**WHAT TO WORK ON**: Write out the listing from the line with "What D3.js code" to the line with "const w = 320, h = 251;", both lines included, exactly and nothing beyond. Leave pictures out.

Saved entries
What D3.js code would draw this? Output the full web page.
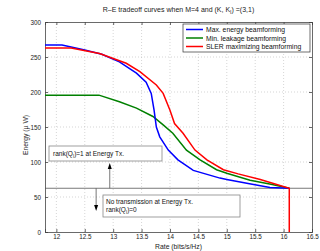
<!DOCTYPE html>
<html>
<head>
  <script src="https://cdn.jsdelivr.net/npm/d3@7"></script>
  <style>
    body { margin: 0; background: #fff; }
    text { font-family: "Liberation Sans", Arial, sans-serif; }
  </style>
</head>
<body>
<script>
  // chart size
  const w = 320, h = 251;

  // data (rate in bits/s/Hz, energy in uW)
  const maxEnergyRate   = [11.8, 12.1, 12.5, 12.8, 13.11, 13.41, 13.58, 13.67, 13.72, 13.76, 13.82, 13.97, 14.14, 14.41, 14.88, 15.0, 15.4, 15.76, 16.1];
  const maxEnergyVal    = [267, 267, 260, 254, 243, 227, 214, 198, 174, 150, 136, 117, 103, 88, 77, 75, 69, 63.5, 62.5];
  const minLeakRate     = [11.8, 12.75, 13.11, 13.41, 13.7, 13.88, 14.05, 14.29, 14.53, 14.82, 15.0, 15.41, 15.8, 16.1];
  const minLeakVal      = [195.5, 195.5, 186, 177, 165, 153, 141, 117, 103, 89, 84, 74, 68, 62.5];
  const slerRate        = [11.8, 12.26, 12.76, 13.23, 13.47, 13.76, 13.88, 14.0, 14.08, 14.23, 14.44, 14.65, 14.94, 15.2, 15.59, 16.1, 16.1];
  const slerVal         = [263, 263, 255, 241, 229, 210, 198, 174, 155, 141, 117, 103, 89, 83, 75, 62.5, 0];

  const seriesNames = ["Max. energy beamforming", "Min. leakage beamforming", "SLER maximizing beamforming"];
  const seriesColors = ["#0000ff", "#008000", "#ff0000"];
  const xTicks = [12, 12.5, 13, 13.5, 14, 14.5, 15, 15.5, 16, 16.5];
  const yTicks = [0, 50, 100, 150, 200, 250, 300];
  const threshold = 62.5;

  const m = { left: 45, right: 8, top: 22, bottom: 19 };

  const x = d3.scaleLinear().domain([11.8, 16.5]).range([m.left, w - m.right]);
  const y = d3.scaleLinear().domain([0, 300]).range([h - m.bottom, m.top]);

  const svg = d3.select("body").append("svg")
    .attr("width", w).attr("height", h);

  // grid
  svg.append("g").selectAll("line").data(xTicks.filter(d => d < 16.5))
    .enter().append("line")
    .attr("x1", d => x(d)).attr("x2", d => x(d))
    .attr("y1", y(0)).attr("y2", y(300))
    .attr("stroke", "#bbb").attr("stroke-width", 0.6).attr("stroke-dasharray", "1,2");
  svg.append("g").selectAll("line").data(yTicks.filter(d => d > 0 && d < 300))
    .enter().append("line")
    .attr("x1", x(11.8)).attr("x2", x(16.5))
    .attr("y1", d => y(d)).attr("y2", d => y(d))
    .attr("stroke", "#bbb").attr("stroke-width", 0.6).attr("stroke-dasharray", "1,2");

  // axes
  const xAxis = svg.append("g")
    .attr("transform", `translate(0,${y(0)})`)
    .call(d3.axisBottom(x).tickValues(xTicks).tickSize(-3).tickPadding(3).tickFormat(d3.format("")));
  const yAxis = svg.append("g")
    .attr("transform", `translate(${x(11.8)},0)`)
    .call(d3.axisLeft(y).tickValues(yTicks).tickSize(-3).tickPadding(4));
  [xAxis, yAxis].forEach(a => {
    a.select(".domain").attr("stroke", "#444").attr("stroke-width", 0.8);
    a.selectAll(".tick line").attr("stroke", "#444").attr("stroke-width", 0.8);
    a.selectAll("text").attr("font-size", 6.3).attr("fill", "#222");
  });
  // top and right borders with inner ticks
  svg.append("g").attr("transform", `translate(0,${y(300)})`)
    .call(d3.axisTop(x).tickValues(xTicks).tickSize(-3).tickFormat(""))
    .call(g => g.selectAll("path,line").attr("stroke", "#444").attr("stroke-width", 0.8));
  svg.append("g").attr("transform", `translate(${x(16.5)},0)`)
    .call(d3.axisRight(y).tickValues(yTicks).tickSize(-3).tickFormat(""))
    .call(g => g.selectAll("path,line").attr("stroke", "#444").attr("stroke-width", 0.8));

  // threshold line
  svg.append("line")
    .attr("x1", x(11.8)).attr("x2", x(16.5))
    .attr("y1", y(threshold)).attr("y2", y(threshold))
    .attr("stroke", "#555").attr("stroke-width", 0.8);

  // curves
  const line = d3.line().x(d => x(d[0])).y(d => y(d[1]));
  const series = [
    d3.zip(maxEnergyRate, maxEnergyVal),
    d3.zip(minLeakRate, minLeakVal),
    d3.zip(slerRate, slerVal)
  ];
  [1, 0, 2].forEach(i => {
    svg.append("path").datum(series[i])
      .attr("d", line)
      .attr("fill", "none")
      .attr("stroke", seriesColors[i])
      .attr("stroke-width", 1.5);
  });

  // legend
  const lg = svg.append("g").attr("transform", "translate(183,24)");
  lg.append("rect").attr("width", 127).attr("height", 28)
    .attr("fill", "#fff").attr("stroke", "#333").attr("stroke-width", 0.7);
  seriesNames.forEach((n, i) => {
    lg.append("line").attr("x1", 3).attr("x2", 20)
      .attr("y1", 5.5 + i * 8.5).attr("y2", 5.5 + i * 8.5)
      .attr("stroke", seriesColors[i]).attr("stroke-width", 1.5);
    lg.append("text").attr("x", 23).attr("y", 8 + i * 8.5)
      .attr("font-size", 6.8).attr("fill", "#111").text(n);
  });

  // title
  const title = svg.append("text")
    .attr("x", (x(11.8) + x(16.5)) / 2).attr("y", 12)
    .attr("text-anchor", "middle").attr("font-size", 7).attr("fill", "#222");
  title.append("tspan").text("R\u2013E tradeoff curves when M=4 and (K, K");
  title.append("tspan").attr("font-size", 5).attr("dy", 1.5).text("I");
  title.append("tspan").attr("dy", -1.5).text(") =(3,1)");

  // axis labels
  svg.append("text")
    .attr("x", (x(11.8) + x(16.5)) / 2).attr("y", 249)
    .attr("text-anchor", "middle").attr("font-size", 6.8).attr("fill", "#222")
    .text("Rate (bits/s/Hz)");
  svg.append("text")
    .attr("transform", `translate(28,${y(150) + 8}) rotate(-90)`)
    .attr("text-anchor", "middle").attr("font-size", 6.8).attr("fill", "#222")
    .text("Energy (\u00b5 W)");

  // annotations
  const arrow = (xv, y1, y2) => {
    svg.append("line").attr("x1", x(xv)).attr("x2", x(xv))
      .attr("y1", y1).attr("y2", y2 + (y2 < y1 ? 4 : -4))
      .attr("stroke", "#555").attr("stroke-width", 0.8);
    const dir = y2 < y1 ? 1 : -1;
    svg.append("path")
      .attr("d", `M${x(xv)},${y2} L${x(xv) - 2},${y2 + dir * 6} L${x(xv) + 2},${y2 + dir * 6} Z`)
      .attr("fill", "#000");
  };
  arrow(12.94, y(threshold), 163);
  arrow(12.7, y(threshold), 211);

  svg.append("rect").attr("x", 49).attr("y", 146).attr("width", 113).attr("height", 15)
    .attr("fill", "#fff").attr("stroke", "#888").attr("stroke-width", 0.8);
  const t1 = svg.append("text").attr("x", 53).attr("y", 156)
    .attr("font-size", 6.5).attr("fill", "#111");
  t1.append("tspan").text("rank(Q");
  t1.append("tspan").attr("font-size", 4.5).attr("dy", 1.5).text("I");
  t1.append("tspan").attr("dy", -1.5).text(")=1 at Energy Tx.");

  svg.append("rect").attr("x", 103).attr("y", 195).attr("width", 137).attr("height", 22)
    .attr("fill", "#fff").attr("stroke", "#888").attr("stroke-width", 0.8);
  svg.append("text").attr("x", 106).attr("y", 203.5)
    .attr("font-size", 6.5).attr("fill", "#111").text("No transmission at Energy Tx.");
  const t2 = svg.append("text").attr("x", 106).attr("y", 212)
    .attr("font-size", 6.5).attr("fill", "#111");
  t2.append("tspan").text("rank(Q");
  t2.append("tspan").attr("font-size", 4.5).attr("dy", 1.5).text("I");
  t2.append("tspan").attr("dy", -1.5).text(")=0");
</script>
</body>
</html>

==

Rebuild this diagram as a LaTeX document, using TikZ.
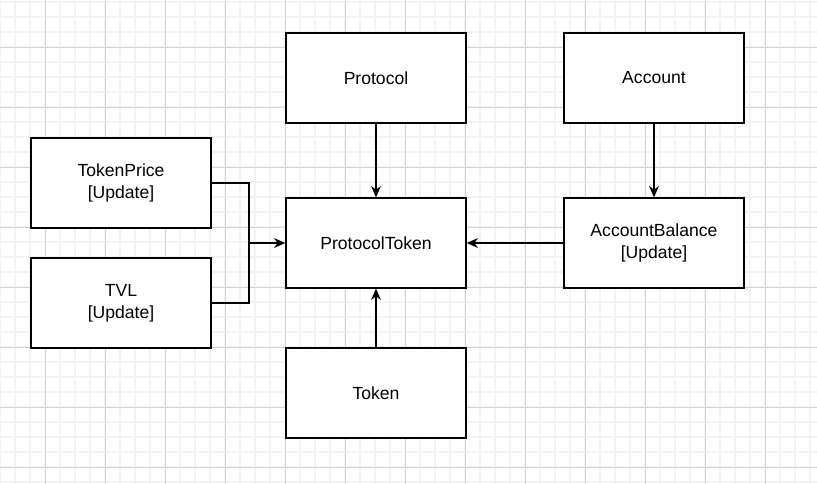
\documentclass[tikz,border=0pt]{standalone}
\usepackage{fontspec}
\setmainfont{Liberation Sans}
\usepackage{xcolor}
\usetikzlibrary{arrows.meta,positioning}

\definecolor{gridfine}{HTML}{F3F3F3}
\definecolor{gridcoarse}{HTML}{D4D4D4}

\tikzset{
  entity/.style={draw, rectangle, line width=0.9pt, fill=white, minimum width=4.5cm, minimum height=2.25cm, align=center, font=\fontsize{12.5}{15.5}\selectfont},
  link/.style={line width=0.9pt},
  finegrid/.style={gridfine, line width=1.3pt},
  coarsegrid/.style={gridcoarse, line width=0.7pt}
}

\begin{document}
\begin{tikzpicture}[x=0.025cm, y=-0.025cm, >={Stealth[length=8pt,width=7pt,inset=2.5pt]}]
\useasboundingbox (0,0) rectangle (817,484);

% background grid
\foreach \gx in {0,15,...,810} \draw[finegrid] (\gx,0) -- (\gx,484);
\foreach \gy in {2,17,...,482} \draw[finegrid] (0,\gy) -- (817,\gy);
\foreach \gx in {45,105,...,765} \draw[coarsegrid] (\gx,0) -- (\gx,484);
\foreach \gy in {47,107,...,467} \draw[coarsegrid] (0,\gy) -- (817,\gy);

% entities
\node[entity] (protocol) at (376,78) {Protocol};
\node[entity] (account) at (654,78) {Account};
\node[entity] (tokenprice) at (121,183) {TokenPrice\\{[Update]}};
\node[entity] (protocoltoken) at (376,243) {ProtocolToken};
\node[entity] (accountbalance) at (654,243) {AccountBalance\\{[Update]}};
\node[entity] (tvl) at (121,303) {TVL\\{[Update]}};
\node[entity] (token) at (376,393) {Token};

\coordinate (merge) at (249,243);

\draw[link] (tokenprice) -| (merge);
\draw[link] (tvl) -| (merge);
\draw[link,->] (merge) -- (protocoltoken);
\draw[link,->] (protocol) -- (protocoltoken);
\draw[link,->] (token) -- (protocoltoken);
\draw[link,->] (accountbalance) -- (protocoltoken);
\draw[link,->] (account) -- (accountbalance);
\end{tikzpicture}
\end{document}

**RESULT OF THIS EXERCISE**:
What D3.js code would draw this? Output the full web page.
<!DOCTYPE html>
<html>
<head>
  <script src="https://cdn.jsdelivr.net/npm/d3@7"></script>
  <style>
    body { margin: 0; background: #fff; }
    text { font-family: "Liberation Sans", Arial, sans-serif; }
  </style>
</head>
<body>
<script>
  // chart size
  const w = 320, h = 251;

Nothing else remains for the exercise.